The UN High Commissioner for Human Rights Navi Pillay has urged Egyptian President Mohamed Morsi to reconsider the constitutional declaration issued last week, saying a number of measures contained in it were incompatible with international human rights law. She further warned that approving a constitution under these circumstances could be a deeply divisive move.
In a letter addressed to the Egyptian president on Tuesday, the high commissioner noted the efforts made so far, since successful presidential elections this summer, “in combating human rights violations, countering impunity and ensuring transparency and accountability at all levels."
Pillay, however, denounced the highly controversial constitutional declaration Morsi issued on 22 November, which shields his decisions – and the Islamist-led Constituent Assembly and upper house of parliament – from judicial challenge.
”In my view, this provision contravenes the fundamental notion of the rule of law by placing the president’s actions outside judicial scrutiny and not permitting any legal challenge, irrespective of its substance," Pillay said, describing it as an "encroachment on the role of the judiciary."

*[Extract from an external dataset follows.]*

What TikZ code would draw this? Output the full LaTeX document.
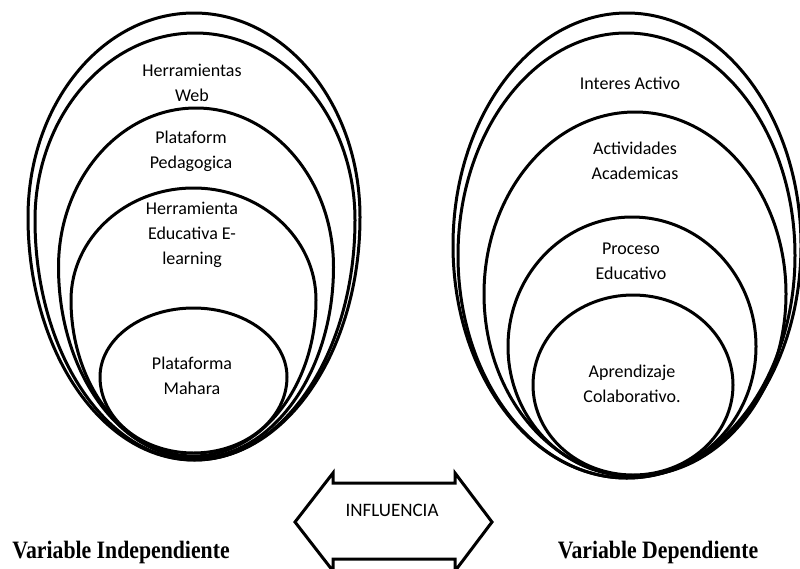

Pillay urged Morsi to reconsider the declaration so that the problems it was designed to address can be confronted by measures "in conformity with international human rights principles."
The high commissioner also commented on concerns about the composition of the Constituent Assembly, noting that, "Any proper constitution-making process must include adequate representation of the full political spectrum, men and women, minorities, and civil society, which was not seen to be the case with this Constituent Assembly."
She added that the constitutional declaration opened the door to violations of the International Covenant on Civil and Political Rights, especially the right to access justice and guarantees of judicial independence.
Pillay's message to Morsi came on the same day in which tens of thousands of demonstrators protested the constitutional declaration and the Constituent Assembly, which voted on the draft constitution Thursday despite the withdrawal of some one third of its members.
The United Nations, United States and European Union have all expressed concern over the constitutional declaration.
Rival demonstrations have erupted across the country since the announcement of the divisive declaration. Two protesters were killed in the past week in clashes that ensued between protesters and police and others between Morsi's supporters and opponents.
The Muslim Brotherhood and Salafist Nour Party, along with the Gamaa Islamiya, have announced plans to stage demonstrations on Saturday in support of Morsi and his decree.